Elections britanniques : l’impasse ?

LONDRES – Les sondages donnent les Travaillistes légèrement en retard sur les Conservateurs et l’élection britannique du 6 mai pourrait bien produire un parlement ‘suspendu’, dans lequel aucun des deux principaux partis n’obtiendra la majorité et l’équilibre des pouvoirs sera entre les mains des Libéraux Démocrates. Selon le parti qui aura obtenu le plus de sièges, le prochain Premier ministre sera soit le Travailliste Gordon Brown, soit le Conservateur David Cameron, mais, dans un cas comme dans l’autre, avec le soutien des Libéraux Démocrates.

La surprise vient de ce que les Conservateurs ne font pas franchement la course en tête. Après 13 ans au pouvoir, le Labour est entré en campagne avec un énorme désavantage : l’héritage de Tony Blair. Après avoir été l’atout majeur du Labour en 1997, Blair est devenu son pire cauchemar après la guerre d’Irak, jusqu’à être poussé vers la sortie en 2006.

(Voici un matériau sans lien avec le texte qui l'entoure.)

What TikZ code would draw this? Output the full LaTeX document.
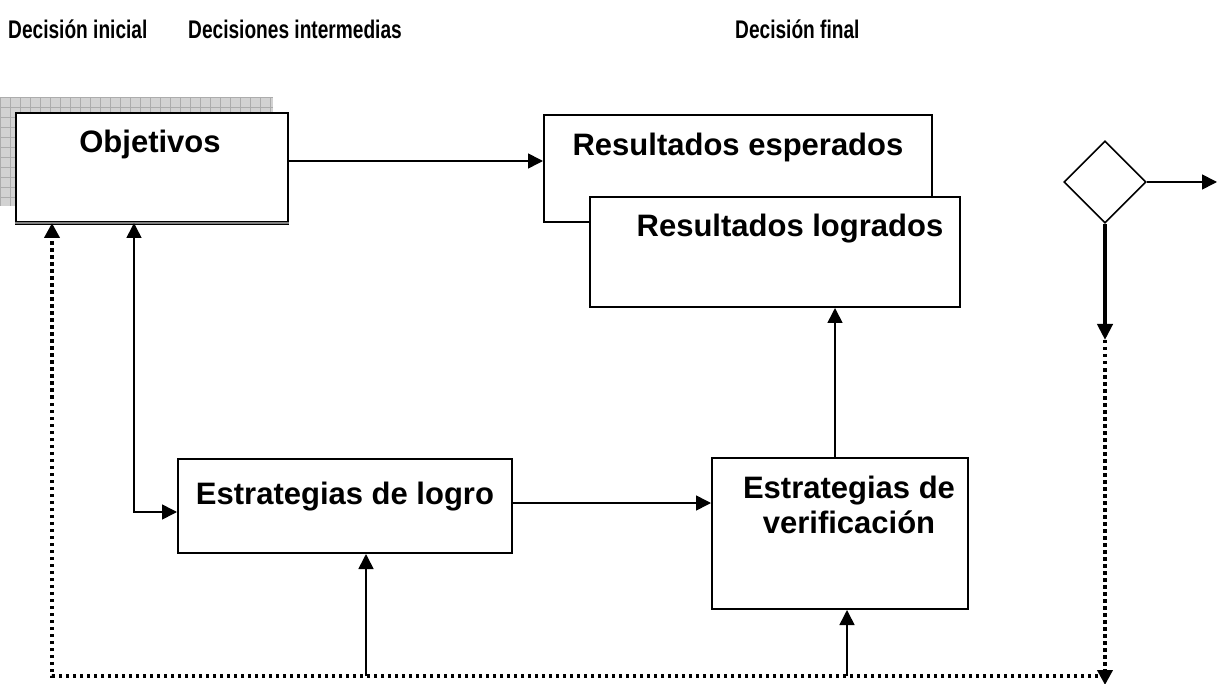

Blair avait décrit son successeur, le Chancelier de l’Echiquier (ministre des finances) Gordon Brown comme quelqu’un de ‘maladroit’ ; un homme plein de charme et d’humour dans le privé, mais incroyablement froid en public. Dans le tout premier débat présidentiel télévisé jamais organisé en Grande Bretagne, le jeune Nick Clegg a volé la vedette pour les Libéraux Démocrates avec toute sa fraicheur et sa franchise. David Cameron était poli mais vague, et Brown s’est retranché derrière des montagnes de statistiques.